Standard Unix operating system command

In computing, tput is a standard Unix operating system command which makes use of terminal capabilities.

Depending on the system, tput uses the terminfo or termcap database, as well as looking into the environment for the terminal type.

==History==
tput was provided in UNIX System V in the early 1980s. A clone of the AT&T tput was submitted to volume 7 of the mod.sources newsgroup (later comp.sources.unix) in September 1986. In contrast to the System V program, the clone used termcap rather than terminfo. It accepted command-line parameters for the cm (cursor addressing) capability, and recognized terminfo capability names.

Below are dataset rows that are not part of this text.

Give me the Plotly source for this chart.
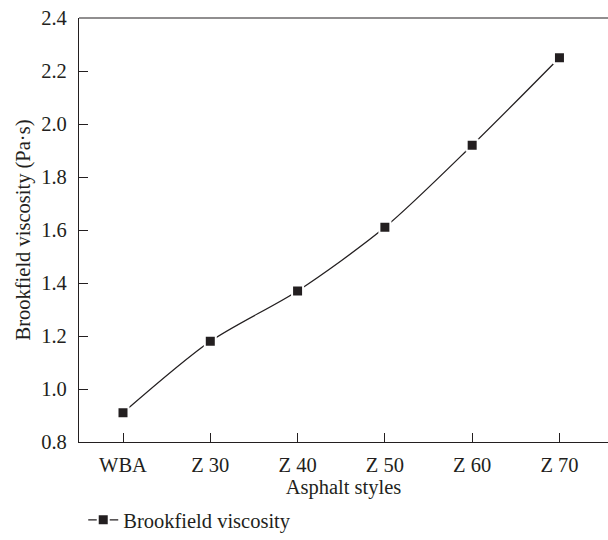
import plotly.graph_objects as go

# Asphalt samples and their Brookfield viscosity
asphalt_styles = ["WBA", "Z 30", "Z 40", "Z 50", "Z 60", "Z 70"]
viscosity = [0.91, 1.18, 1.37, 1.61, 1.92, 2.25]
y_ticks = [0.8, 1.0, 1.2, 1.4, 1.6, 1.8, 2.0, 2.2, 2.4]

ink = "#231f20"
serif = "Liberation Serif"
fs = 20.5

fig = go.Figure()
fig.add_trace(go.Scatter(
    x=list(range(len(asphalt_styles))),
    y=viscosity,
    mode="lines+markers",
    name="Brookfield viscosity",
    line=dict(color=ink, width=1.3, shape="spline", smoothing=0.8),
    marker=dict(symbol="square", size=11, color=ink,
                line=dict(color="white", width=2)),
))

# top frame line of the plot area
fig.add_shape(type="line", xref="paper", yref="paper", x0=0, x1=1, y0=1, y1=1,
              line=dict(color=ink, width=1.2))

fig.update_layout(
    width=608, height=540,
    margin=dict(l=79, r=0, t=18, b=95),
    paper_bgcolor="white", plot_bgcolor="white",
    font=dict(family=serif, size=fs, color=ink),
    showlegend=True,
    legend=dict(orientation="h", x=0.008, y=-0.185, xanchor="left", yanchor="middle",
                font=dict(family=serif, size=fs, color=ink), bgcolor="rgba(0,0,0,0)"),
    xaxis=dict(
        range=[-0.504, 5.556],
        tickmode="array",
        tickvals=list(range(len(asphalt_styles))),
        ticktext=asphalt_styles,
        ticks="inside", ticklen=9, tickwidth=1, tickcolor=ink,
        ticklabelstandoff=4,
        showline=True, linecolor=ink, linewidth=1.2, mirror=False,
        showgrid=False, zeroline=False,
        title=dict(text="Asphalt styles", standoff=3, font=dict(size=fs)),
    ),
    yaxis=dict(
        range=[0.8, 2.4],
        tickmode="array",
        tickvals=y_ticks,
        ticktext=[f"{v:.1f}" for v in y_ticks],
        ticks="inside", ticklen=9, tickwidth=1, tickcolor=ink,
        ticklabelstandoff=7,
        showline=True, linecolor=ink, linewidth=1.2, mirror=False,
        showgrid=False, zeroline=False,
        title=dict(text="Brookfield viscosity (Pa·s)", standoff=4, font=dict(size=fs)),
    ),
)

fig.write_html("out.html")
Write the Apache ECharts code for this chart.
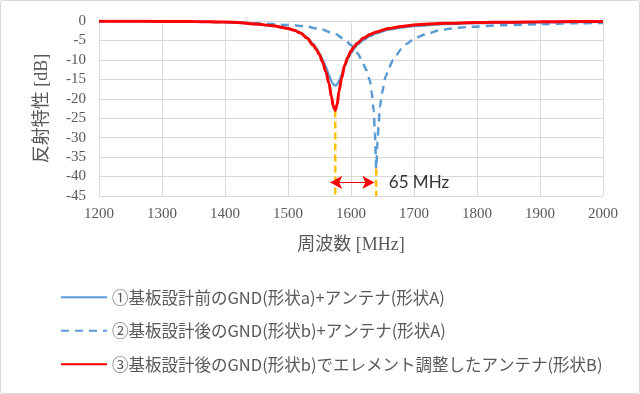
<!DOCTYPE html>
<html><head><meta charset="utf-8">
<script src="https://cdn.jsdelivr.net/npm/echarts@6/dist/echarts.min.js"></script>
<style>html,body{margin:0;padding:0;background:#fff}#c{width:640px;height:394px}</style>
</head><body><div id="c"></div>
<script>
const seriesNames = [
  '①基板設計前のGND(形状a)+アンテナ(形状A)',
  '②基板設計後のGND(形状b)+アンテナ(形状A)',
  '③基板設計後のGND(形状b)でエレメント調整したアンテナ(形状B)'
];
const xTicks = {min: 1200, max: 2000, step: 100};
const yTicks = {min: -45, max: 0, step: 5};

const freq1 = [1200,1250,1300,1350,1400,1425,1450,1475,1500,1510,1520,1530,1540,1545,1550,1555,1560,1565,1570,1573,1576,1579,1582,1585,1590,1595,1600,1605,1610,1620,1630,1640,1660,1680,1700,1750,1800,1850,1900,1950,2000];
const s1 =    [-0.05,-0.08,-0.1,-0.15,-0.3,-0.5,-0.85,-1.25,-1.9,-2.4,-3.0,-4.2,-5.9,-7.0,-8.3,-9.9,-11.7,-13.9,-15.8,-16.5,-16.6,-16.0,-15.0,-13.8,-11.6,-9.8,-8.3,-7.1,-6.1,-4.9,-3.9,-3.2,-2.2,-1.7,-1.3,-0.8,-0.55,-0.45,-0.35,-0.3,-0.25];

const freq2 = [1200,1300,1350,1400,1450,1500,1525,1550,1575,1590,1600,1610,1617,1624,1630,1633,1636,1638,1640,1642,1644,1646,1649,1655,1660,1667,1680,1690,1700,1720,1740,1760,1790,1840,1900,1950,2000];
const s2 =    [-0.05,-0.1,-0.2,-0.35,-0.6,-1.0,-1.3,-2.0,-3.3,-4.8,-6.2,-8.2,-10.0,-12.5,-15.3,-18.5,-23.0,-29.0,-38.0,-31.0,-26.0,-22.0,-18.6,-14.3,-12.0,-10.0,-7.2,-5.7,-4.5,-3.3,-2.4,-1.9,-1.5,-1.1,-0.8,-0.6,-0.5];

const freq3 = [1200,1250,1300,1350,1400,1425,1450,1475,1500,1510,1520,1530,1540,1545,1550,1555,1560,1565,1569,1572,1575,1578,1581,1585,1590,1595,1600,1605,1610,1620,1630,1640,1660,1680,1700,1750,1800,1850,1900,1950,2000];
const s3 =    [-0.05,-0.07,-0.1,-0.15,-0.25,-0.45,-0.8,-1.2,-1.9,-2.4,-3.1,-4.4,-6.2,-7.3,-8.7,-10.6,-13.0,-16.0,-19.5,-22.0,-23.0,-21.5,-18.0,-14.8,-11.3,-9.3,-7.7,-6.6,-5.7,-4.4,-3.5,-2.8,-1.9,-1.4,-1.0,-0.6,-0.4,-0.3,-0.2,-0.15,-0.1];

const markFreqs = [1575, 1640];
const markMins = [-23.0, -38.0];
const arrowY = -41.5;
const arrowFrom = 1567, arrowTo = 1637;
const diffLabel = '65 MHz';

const zip = (a, b) => a.map((v, i) => [v, b[i]]);
const serif = '"Liberation Serif","Times New Roman",serif';
const gray = '#595959';

const chart = echarts.init(document.getElementById('c'), null, {renderer: 'canvas'});
chart.setOption({
  animation: false,
  backgroundColor: '#fff',
  graphic: [{type: 'rect', shape: {x: 0.5, y: 0.5, width: 639, height: 393, r: 2}, style: {fill: 'none', stroke: '#d9d9d9', lineWidth: 1}, z: -1}],
  grid: {left: 99, right: 37, top: 21, bottom: 198},
  legend: {
    data: seriesNames,
    orient: 'vertical', left: 55, top: 284,
    itemWidth: 46, itemHeight: 14, itemGap: 17,
    itemStyle: {opacity: 0},
    textStyle: {fontFamily: '"Noto Sans CJK JP"', fontSize: 16.5, color: gray}
  },
  xAxis: {
    type: 'value', min: xTicks.min, max: xTicks.max, interval: xTicks.step,
    name: '周波数 [MHz]', nameLocation: 'middle', nameGap: 40,
    nameTextStyle: {fontFamily: serif + ',"Noto Sans CJK JP"', fontSize: 18, color: gray},
    axisLine: {show: true, lineStyle: {color: '#d9d9d9'}}, axisTick: {show: false},
    axisLabel: {fontFamily: serif, fontSize: 15, color: gray, margin: 11, formatter: v => String(v)},
    splitLine: {show: true, lineStyle: {color: '#d9d9d9'}}
  },
  yAxis: {
    type: 'value', min: yTicks.min, max: yTicks.max, interval: yTicks.step,
    name: '反射特性 [dB]', nameLocation: 'middle', nameGap: 48,
    nameTextStyle: {fontFamily: serif + ',"Noto Sans CJK JP"', fontSize: 18, color: gray},
    axisLine: {show: true, lineStyle: {color: '#d9d9d9'}}, axisTick: {show: false},
    axisLabel: {fontFamily: serif, fontSize: 15, color: gray, margin: 13},
    splitLine: {show: true, lineStyle: {color: '#d9d9d9'}}
  },
  series: [
    {name: seriesNames[0], type: 'line', data: zip(freq1, s1), symbol: 'none', smooth: 0.3, smoothMonotone: 'x',
     lineStyle: {color: '#5B9BD5', width: 2.25}, itemStyle: {color: '#5B9BD5'}, z: 2},
    {name: seriesNames[1], type: 'line', data: zip(freq2, s2), symbol: 'none', smooth: 0.25, smoothMonotone: 'x',
     lineStyle: {color: '#5B9BD5', width: 2.5, type: [8, 6]}, itemStyle: {color: '#5B9BD5'}, z: 3},
    {name: seriesNames[2], type: 'line', data: zip(freq3, s3), symbol: 'none', smooth: 0.3, smoothMonotone: 'x',
     lineStyle: {color: '#FF0000', width: 3}, itemStyle: {color: '#FF0000'}, z: 5},
    {name: 'mark1', type: 'line', data: [[markFreqs[0], markMins[0]], [markFreqs[0], yTicks.min]], symbol: 'none',
     lineStyle: {color: '#FFC000', width: 2.5, type: [7, 4]}, z: 4},
    {name: 'mark2', type: 'line', data: [[markFreqs[1], markMins[1]], [markFreqs[1], yTicks.min]], symbol: 'none',
     lineStyle: {color: '#FFC000', width: 2.5, type: [7, 4]}, z: 4},
    {name: 'arrow', type: 'line', data: [], symbol: 'none', z: 6,
     markLine: {silent: true, symbol: ['arrow', 'arrow'], symbolSize: [10, 12],
       lineStyle: {color: '#FF0000', width: 1, type: 'solid'}, label: {show: false},
       data: [[{coord: [arrowFrom, arrowY]}, {coord: [arrowTo, arrowY]}]]}},
    {name: 'label', type: 'scatter', data: [[1660, arrowY]], symbolSize: 0, z: 6,
     label: {show: true, position: 'right', distance: 0, formatter: diffLabel,
       fontFamily: 'Lato', fontSize: 17, color: '#000'}}
  ]
});
</script></body></html>
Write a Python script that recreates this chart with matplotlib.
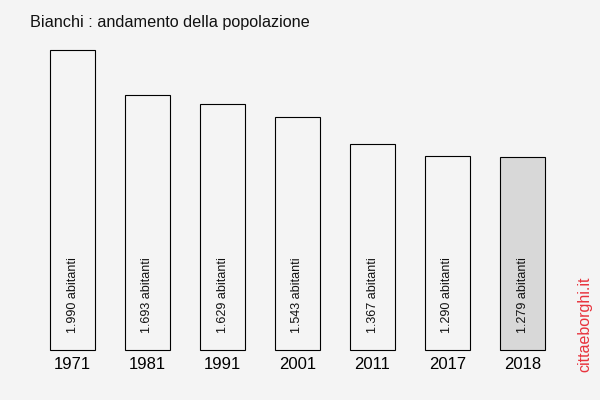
import matplotlib
matplotlib.use("Agg")
import matplotlib.pyplot as plt

years = ["1971", "1981", "1991", "2001", "2011", "2017", "2018"]
population = [1990, 1693, 1629, 1543, 1367, 1290, 1279]
labels = ["1.990 abitanti", "1.693 abitanti", "1.629 abitanti", "1.543 abitanti",
          "1.367 abitanti", "1.290 abitanti", "1.279 abitanti"]

plt.rcParams['font.family'] = ['Liberation Sans', 'DejaVu Sans']
bg = "#f4f4f4"
fig = plt.figure(figsize=(6, 4), dpi=100, facecolor=bg)
ax = fig.add_axes([35/600, 50/400, 525/600, 300/400])
ax.set_facecolor(bg)

x = list(range(len(years)))
colors = [bg] * (len(years) - 1) + ["#d8d8d8"]
bars = ax.bar(x, population, width=0.6, color=colors, edgecolor="black", linewidth=0.8)
for b in bars:
    b.set_clip_on(False)
for xi, lab in zip(x, labels):
    ax.text(xi, 17/300*1990, lab, rotation=90, ha="center", va="bottom", fontsize=9, color="#111111")

ax.set_xlim(-0.5, len(years) - 0.5)
ax.set_ylim(0, 1990)
ax.set_xticks(x)
ax.set_xticklabels(years, fontsize=12)
ax.tick_params(axis="x", length=0, pad=5)
ax.set_yticks([])
for s in ax.spines.values():
    s.set_visible(False)

fig.text(30/600, 1 - 22/400, "Bianchi : andamento della popolazione", fontsize=11.7, va="center", ha="left", color="#111111")
fig.text(585/600, 1 - 324/400, "cittaeborghi.it", rotation=90, fontsize=11.5, color="#e8323c", ha="center", va="center")

fig.savefig("out.png", dpi=100, facecolor=bg)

System V Release 3 provided an improved version which combined the different initialization capabilities as a new option init, and the reset capabilities as reset, thereby simplifying use of tput for initializing or reinitializing the terminal. System V Release 3.2 added several printer-specific capabilities to the terminfo database, such as swidm (enter_doublewide_mode) which tput could use. It also added capabilities for color.

System V Release 4 defined additional terminfo capabilities including standardized ANSI color capabilities setaf and setab, which could be used by tput.

BSD platforms provided a different implementation of tput in 4.3BSD-Reno (June 1990). It used termcap, recognizing only termcap capability names, and did not accept command-line parameters for cursor-addressing. FreeBSD used this in 1994, improving it by accepting one or two numeric command-line parameters.

Ross Ridge's mytinfo package in 1992 provided a tput which accepted either termcap or terminfo capability names. Like the Reno implementation, it did not pass command-line arguments to parameterized capabilities. ncurses incorporated the mytinfo code in June 1995. The initial version added a -S option, and interpreted command-line parameters as described in the System V Release 4 documentation.

==Portability==
The Open Group defines one option (-T, to specify the terminal type) and three keywords (init, clear and reset).
Most implementations accept the name of a terminal capability together with any parameters that may be needed for that. However, some implementations expect a termcap name, while others expect a terminfo name.

All System V Release 4 implementations, as well as those which are designed to be compatible, also recognize a -S option (to tell tput to read data from the standard input), and an additional keyword longname. They also accept command-line parameters, usually distinguishing numeric from string parameters by the form of the parameter, checking for all-numeric characters. That makes it impossible for example to set a function-key label to a string of digits. Using a different approach, ncurses determines the expected type of the parameters with a table of the terminfo capabilities which use string parameters, eliminating the ambiguity.